== Given data
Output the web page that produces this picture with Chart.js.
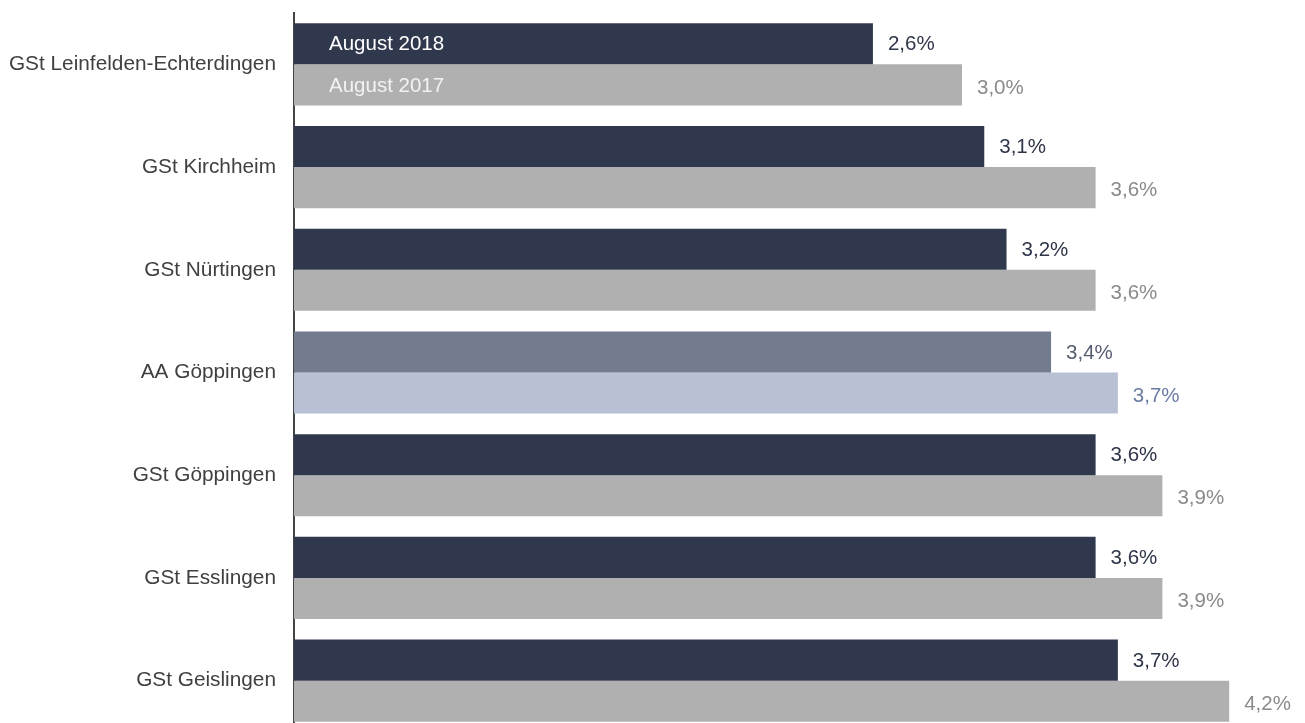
<!DOCTYPE html>
<html>
<head>
<meta charset="utf-8">
<script src="https://cdn.jsdelivr.net/npm/chart.js@4.4.0/dist/chart.umd.min.js"></script>
<style>
  html, body { margin: 0; padding: 0; background: #fff; overflow: hidden; }
  #wrap { width: 1305px; height: 732px; }
</style>
</head>
<body>
<div id="wrap"><canvas id="chart"></canvas></div>
<script>
const categories = ["GSt Leinfelden-Echterdingen", "GSt Kirchheim", "GSt Nürtingen", "AA Göppingen", "GSt Göppingen", "GSt Esslingen", "GSt Geislingen"];
const seriesNames = ["August 2018", "August 2017"];
const values2018 = [2.6, 3.1, 3.2, 3.4, 3.6, 3.6, 3.7];
const values2017 = [3.0, 3.6, 3.6, 3.7, 3.9, 3.9, 4.2];

const highlight = "AA Göppingen";
const isHi = categories.map(c => c === highlight);

const dark = isHi.map(h => h ? "#737b8f" : "#30384e");
const grey = isHi.map(h => h ? "#b8c0d4" : "#b0b0b0");
const darkLabel = isHi.map(h => h ? "#555d70" : "#2e3548");
const greyLabel = isHi.map(h => h ? "#6b7ca3" : "#8a8a8a");

const fontFamily = "'Liberation Sans', Arial, sans-serif";

// value labels right of each bar + series names inside the first pair of bars
const barLabels = {
  id: "barLabels",
  afterDatasetsDraw(chart) {
    const ctx = chart.ctx;
    ctx.save();
    ctx.font = "20.5px " + fontFamily;
    ctx.textBaseline = "middle";
    chart.data.datasets.forEach((ds, di) => {
      const meta = chart.getDatasetMeta(di);
      meta.data.forEach((bar, i) => {
        const txt = ds.data[i].toFixed(1).replace(".", ",") + "%";
        ctx.textAlign = "left";
        ctx.fillStyle = di === 0 ? darkLabel[i] : greyLabel[i];
        ctx.fillText(txt, bar.x + 15, bar.y + (di === 0 ? 1 : 3));
        if (i === 0) {
          ctx.fillStyle = di === 0 ? "#ffffff" : "#f2f2f2";
          ctx.fillText(ds.label, bar.base + 35, bar.y + 1);
        }
      });
    });
    ctx.restore();
  }
};

new Chart(document.getElementById("chart"), {
  type: "bar",
  data: {
    labels: categories,
    datasets: [
      { label: seriesNames[0], data: values2018, backgroundColor: dark },
      { label: seriesNames[1], data: values2017, backgroundColor: grey }
    ]
  },
  options: {
    indexAxis: "y",
    responsive: true,
    maintainAspectRatio: false,
    animation: false,
    layout: { padding: { top: 13, right: 9, bottom: 0, left: 0 } },
    datasets: { bar: { categoryPercentage: 0.8, barPercentage: 1.0 } },
    plugins: { legend: { display: false }, tooltip: { enabled: false } },
    scales: {
      x: { display: false, min: 0, max: 4.5 },
      y: {
        grid: { display: false, drawTicks: false },
        border: { display: true, color: "#444", width: 2 },
        ticks: { color: "#404040", padding: 18, font: { family: fontFamily, size: 20.8 } },
        afterFit(scale) {
          scale.width = 294;
          scale.paddingTop = 0;
          scale.paddingBottom = 0;
        }
      }
    }
  },
  plugins: [barLabels]
});
</script>
</body>
</html>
====
Exercise description:
Every line of the data should be copied as it stands, without the images.

Solution below:
Output the web page that produces this picture with Chart.js.
<!DOCTYPE html>
<html>
<head>
<meta charset="utf-8">
<script src="https://cdn.jsdelivr.net/npm/chart.js@4.4.0/dist/chart.umd.min.js"></script>
<style>
  html, body { margin: 0; padding: 0; background: #fff; overflow: hidden; }
  #wrap { width: 1305px; height: 732px; }
</style>
</head>
<body>
<div id="wrap"><canvas id="chart"></canvas></div>
<script>
const categories = ["GSt Leinfelden-Echterdingen", "GSt Kirchheim", "GSt Nürtingen", "AA Göppingen", "GSt Göppingen", "GSt Esslingen", "GSt Geislingen"];
const seriesNames = ["August 2018", "August 2017"];
const values2018 = [2.6, 3.1, 3.2, 3.4, 3.6, 3.6, 3.7];
const values2017 = [3.0, 3.6, 3.6, 3.7, 3.9, 3.9, 4.2];

const highlight = "AA Göppingen";
const isHi = categories.map(c => c === highlight);

const dark = isHi.map(h => h ? "#737b8f" : "#30384e");
const grey = isHi.map(h => h ? "#b8c0d4" : "#b0b0b0");
const darkLabel = isHi.map(h => h ? "#555d70" : "#2e3548");
const greyLabel = isHi.map(h => h ? "#6b7ca3" : "#8a8a8a");

const fontFamily = "'Liberation Sans', Arial, sans-serif";

// value labels right of each bar + series names inside the first pair of bars
const barLabels = {
  id: "barLabels",
  afterDatasetsDraw(chart) {
    const ctx = chart.ctx;
    ctx.save();
    ctx.font = "20.5px " + fontFamily;
    ctx.textBaseline = "middle";
    chart.data.datasets.forEach((ds, di) => {
      const meta = chart.getDatasetMeta(di);
      meta.data.forEach((bar, i) => {
        const txt = ds.data[i].toFixed(1).replace(".", ",") + "%";
        ctx.textAlign = "left";
        ctx.fillStyle = di === 0 ? darkLabel[i] : greyLabel[i];
        ctx.fillText(txt, bar.x + 15, bar.y + (di === 0 ? 1 : 3));
        if (i === 0) {
          ctx.fillStyle = di === 0 ? "#ffffff" : "#f2f2f2";
          ctx.fillText(ds.label, bar.base + 35, bar.y + 1);
        }
      });
    });
    ctx.restore();
  }
};

new Chart(document.getElementById("chart"), {
  type: "bar",
  data: {
    labels: categories,
    datasets: [
      { label: seriesNames[0], data: values2018, backgroundColor: dark },
      { label: seriesNames[1], data: values2017, backgroundColor: grey }
    ]
  },
  options: {
    indexAxis: "y",
    responsive: true,
    maintainAspectRatio: false,
    animation: false,
    layout: { padding: { top: 13, right: 9, bottom: 0, left: 0 } },
    datasets: { bar: { categoryPercentage: 0.8, barPercentage: 1.0 } },
    plugins: { legend: { display: false }, tooltip: { enabled: false } },
    scales: {
      x: { display: false, min: 0, max: 4.5 },
      y: {
        grid: { display: false, drawTicks: false },
        border: { display: true, color: "#444", width: 2 },
        ticks: { color: "#404040", padding: 18, font: { family: fontFamily, size: 20.8 } },
        afterFit(scale) {
          scale.width = 294;
          scale.paddingTop = 0;
          scale.paddingBottom = 0;
        }
      }
    }
  },
  plugins: [barLabels]
});
</script>
</body>
</html>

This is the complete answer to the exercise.